The error is subtle, so I will try to make a clear but contrived example. Say an SVG file has many languages (eg, en, de, and fr), but say the SVG file also distinguishes British and American spellings in a few (but not all) places. It might have

  • `<text systemLanguage="de">Center</text>
  • <text systemLanguage="en-GB">centre</text>
  • <text systemLanguage="en-US">center</text>

in one switch but not need to distinguish elsewhere

  • `<text systemLanguage="de">Strasse</text>
  • <text systemLanguage="en">street</text>

So $svgLanguages will be ["en-GB", "en-US", "en", "de", "fr"].

Clearly,

  • getMatchedLanguages("en-GB", $svgLanguages) should produce en-GB and
  • getMatchedLanguages("en-US", $svgLanguages) should produce en-US

but what should

  • getMatchedLanguages("en", $svgLanguages) produce?

The given code might produce en, en-US, or en-GB depending on the order $svgLanguages is traversed.
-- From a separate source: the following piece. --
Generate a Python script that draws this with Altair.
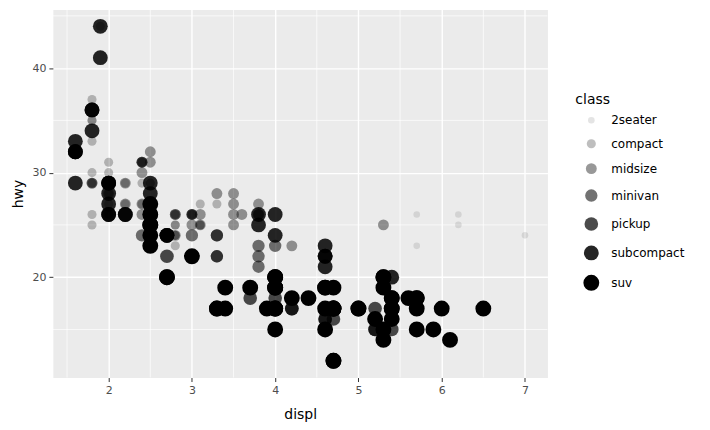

First match wins. That inconsistent values are possible should raise a red flag.

Notice that en will display all three strings (which is what is intended), but the other matches will display only one string.

Returning userPreferredLanguage is the proper action. The user wanted that langtag, and that langtag is supported in the SVG file. The same value is returned no matter the order of $svgLanguages.

Issue 2
The SVG/BCP47 matching test in getMatchedLanguage() is also overly complex. It does not need to break at multiple hyphens. The test is much simpler. Either the langtags are an exact match:

  • strcasecmp($userPreferredLanguage, $svgLang) === 0

or $userPreferredLanguage is a proper substring of svgLang and the following character is a hyphen. I do not know PHP, but something like

  • length($userPreferredLanguage) < length($svgLang) AND
  • strcasecmp($userPreferredLanguage, substr($svgLang, 0, length($userPreferredLanguage)) === 0 AND
  • svgLang[length($userPreferredLanguage)] === '-'